I overbid the solution to 1) to 781, though I think even more should be possible. The card that is played this often is Procession.
The main idea is to create (almost) infinite procession chains. This works in the following fashion using Processions or Band of Misfits (P) and Graverobbers or Rogues (with Watchtower) (G)
assume we have n P left, 2 of which are in the trash, also 1 G are in the trash then
play P1
... play P2
... ... play P3
...
... ... ... play P(n-3)
... ... ... ... play P(n-2)
... ... ... ... ... play G(n-1) get P(n),G(n) on deck
... ... ... ... ... trash G(n-1)
... ... ... ... ... play G(n-2) get P(n-1),G(n-1) on deck
... ... ... ... ... trash G(n-2)
... ... ... ... trash P(n-2)
... ... ... ... play G(n-3) get P(n-2),G(n-2) on deck
... ... ... trash P(n-3)
... ... ... play G(n-4) get P(n-3),G(n-3) on deck
...
... ... trash P3
... ... play Card Drawer (drawing all cards put on deck)
... trash P2
result P1 stays in play area P2,P3,G3 are in trash so that n' = n-1
So we end up with 19+2*(16+15+...+1)=259 plays of procession.
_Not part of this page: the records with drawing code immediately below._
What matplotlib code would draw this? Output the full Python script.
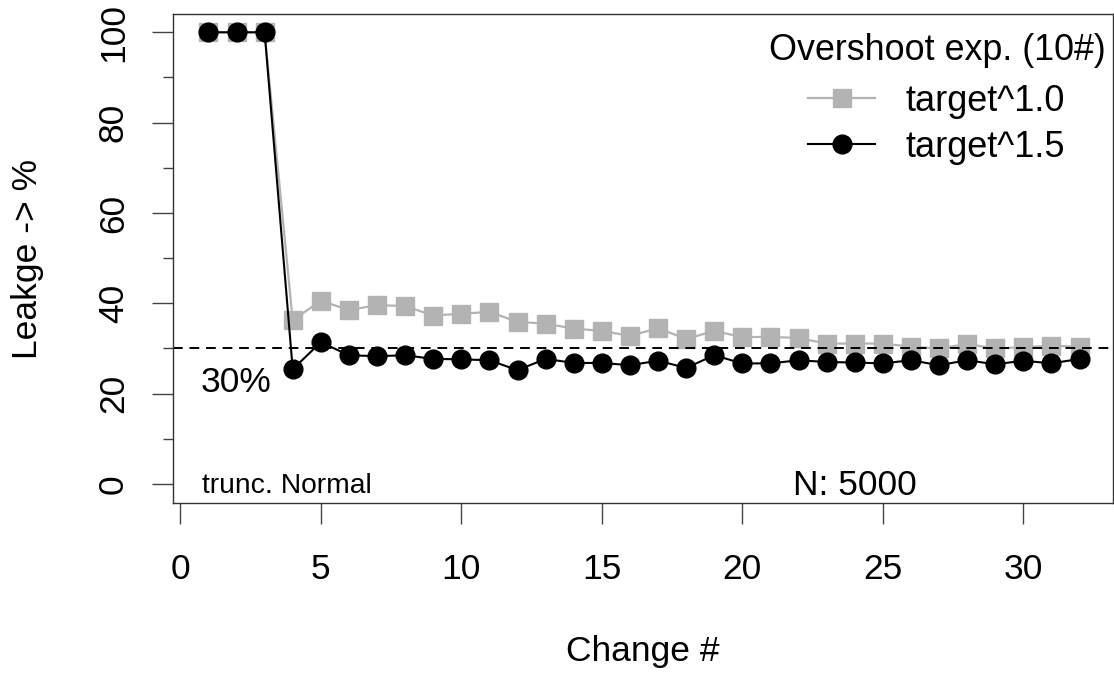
import numpy as np
import matplotlib
matplotlib.use("Agg")
import matplotlib.pyplot as plt
from matplotlib.ticker import MultipleLocator

plt.rcParams['font.family'] = ['Liberation Sans', 'DejaVu Sans']

# values
change = list(range(1, 33))
leak_10 = [100, 100, 100, 36.2, 40.6, 38.5, 39.6, 39.4, 37.3, 37.7, 38.1, 35.9,
           35.5, 34.4, 33.9, 32.8, 34.5, 32.1, 33.9, 32.5, 32.6, 32.3, 31.1, 31.1,
           31.1, 30.4, 30.0, 31.0, 30.0, 30.3, 30.6, 30.4]
leak_15 = [100, 100, 100, 25.4, 31.4, 28.5, 28.3, 28.5, 27.7, 27.6, 27.4, 25.2,
           27.7, 26.8, 26.8, 26.3, 27.3, 25.7, 28.5, 26.7, 26.7, 27.4, 27.0, 26.9,
           26.7, 27.4, 26.3, 27.4, 26.5, 27.3, 26.7, 27.7]
target_pct = 30
x_ticks = [0, 5, 10, 15, 20, 25, 30]
y_ticks = [0, 20, 40, 60, 80, 100]

fig = plt.figure(figsize=(11.14, 6.79), dpi=100)
ax = fig.add_axes([173/1114, 1 - 503.3/679, 940/1114, 489.3/679])

ax.plot(change, leak_10, color='#b3b3b3', lw=1.6, marker='s', ms=12.5,
        mec='#b3b3b3', mfc='#b3b3b3', zorder=2, label='target^1.0')
ax.axhline(target_pct, color='black', lw=1.4, dashes=(5, 3.5), zorder=2.5)
ax.plot(change, leak_15, color='black', lw=1.5, marker='o', ms=13.5,
        zorder=3, label='target^1.5')

ax.set_xlim(-0.26, 33.19)
ax.set_ylim(-4.27, 104.05)
ax.set_xticks(x_ticks)
ax.set_yticks(y_ticks)
ax.yaxis.set_minor_locator(MultipleLocator(10))

for s in ax.spines.values():
    s.set_color('#333333')
    s.set_linewidth(1.0)

ax.tick_params(axis='both', which='major', direction='out', length=15, width=1.0,
               color='#444444', labelsize=25.5)
ax.tick_params(axis='x', pad=21)
ax.tick_params(axis='y', pad=16)
ax.tick_params(axis='y', which='minor', direction='out', length=7.2, width=1.0,
               color='#444444')
for lab in ax.get_yticklabels():
    lab.set_rotation(90)
    lab.set_va('center')
    lab.set_ha('right')

ax.set_xlabel('Change #', fontsize=25.5)
ax.set_ylabel('Leakge -> %', fontsize=25.5)
ax.xaxis.set_label_coords(0.5, -0.269)
ax.yaxis.set_label_coords(-0.1373, 0.5)

ax.text(0.74, 20.4, '30%', fontsize=25.5, va='baseline', ha='left')
ax.text(0.77, -2.0, 'trunc. Normal', fontsize=20.3, va='baseline', ha='left')
ax.text(24.0, -2.4, 'N: 5000', fontsize=25.5, va='baseline', ha='center')

# legend title as its own text, entries below it
ax.text(0.8133, 0.906, 'Overshoot exp. (10#)', fontsize=25.8, ha='center',
        va='baseline', transform=ax.transAxes)
leg = ax.legend(loc='upper left', bbox_to_anchor=(0.6755, 0.857), frameon=False,
                fontsize=26, handlelength=1.86, handletextpad=0.83,
                labelspacing=0.3, borderaxespad=0, borderpad=0)

fig.savefig('out.png', dpi=100)
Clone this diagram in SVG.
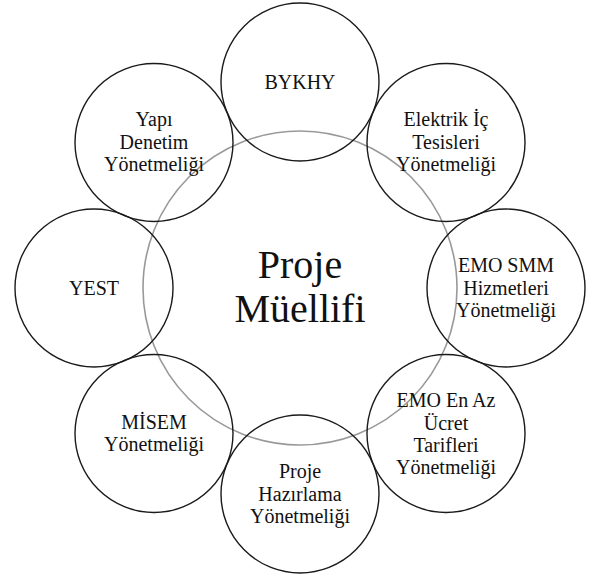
<svg xmlns="http://www.w3.org/2000/svg" width="589" height="579" viewBox="0 0 589 579">
<style>
.c{fill:none;stroke:#1a1a1a;stroke-width:1.4}
.m{fill:none;stroke:#999;stroke-width:1.6}
text{font-family:"Liberation Serif","Times New Roman",serif;fill:#111;text-anchor:middle}
.s{font-size:20px}
.b{font-size:40px}
</style>
<rect width="589" height="579" fill="#fff"/>
<g id="connectors"/>
<g id="center">
<circle class="m" cx="300" cy="288" r="157"/>
<text class="b" x="300" y="278">Proje</text>
<text class="b" x="300" y="322">Müellifi</text>
</g>
<g id="bykhy">
<circle class="c" cx="300" cy="82" r="79"/>
<text class="s" x="300" y="89">BYKHY</text>
</g>
<g id="elektrik">
<circle class="c" cx="446" cy="142.5" r="79"/>
<text class="s" x="446" y="126">Elektrik İç</text>
<text class="s" x="446" y="148.5">Tesisleri</text>
<text class="s" x="446" y="171">Yönetmeliği</text>
</g>
<g id="emosmm">
<circle class="c" cx="506" cy="288" r="79"/>
<text class="s" x="506" y="272">EMO SMM</text>
<text class="s" x="506" y="294.5">Hizmetleri</text>
<text class="s" x="506" y="317">Yönetmeliği</text>
</g>
<g id="emoenaz">
<circle class="c" cx="446" cy="433.5" r="79"/>
<text class="s" x="446" y="407">EMO En Az</text>
<text class="s" x="446" y="429.5">Ücret</text>
<text class="s" x="446" y="452">Tarifleri</text>
<text class="s" x="446" y="474">Yönetmeliği</text>
</g>
<g id="hazirlama">
<circle class="c" cx="300" cy="494" r="79"/>
<text class="s" x="300" y="478">Proje</text>
<text class="s" x="300" y="500.5">Hazırlama</text>
<text class="s" x="300" y="523">Yönetmeliği</text>
</g>
<g id="misem">
<circle class="c" cx="154" cy="433.5" r="79"/>
<text class="s" x="154" y="428.5">MİSEM</text>
<text class="s" x="154" y="451">Yönetmeliği</text>
</g>
<g id="yest">
<circle class="c" cx="94" cy="288" r="79"/>
<text class="s" x="94" y="295">YEST</text>
</g>
<g id="yapi">
<circle class="c" cx="154" cy="142.5" r="79"/>
<text class="s" x="154" y="126">Yapı</text>
<text class="s" x="154" y="148.5">Denetim</text>
<text class="s" x="154" y="171">Yönetmeliği</text>
</g>
</svg>
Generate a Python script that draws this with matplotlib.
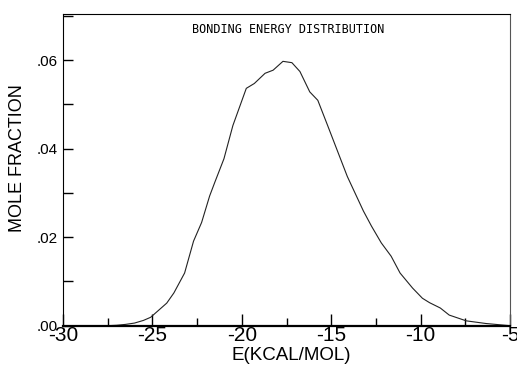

If we cleverly start all of these chains on a KC, we get another factor of 3. Furthermore, the two P are not in the trash in the first of these loops, so that we can add another 4 plays for a lower bound of 781 plays.
Ways to increase this number:
a) After all BoM are gone, we may gain the last procession and add it to the pool ~60 plays
b) There may be some clever trick to gain/trash Cultists to draw some of the processions so that some can be played twice. I estimate at least 200 plays.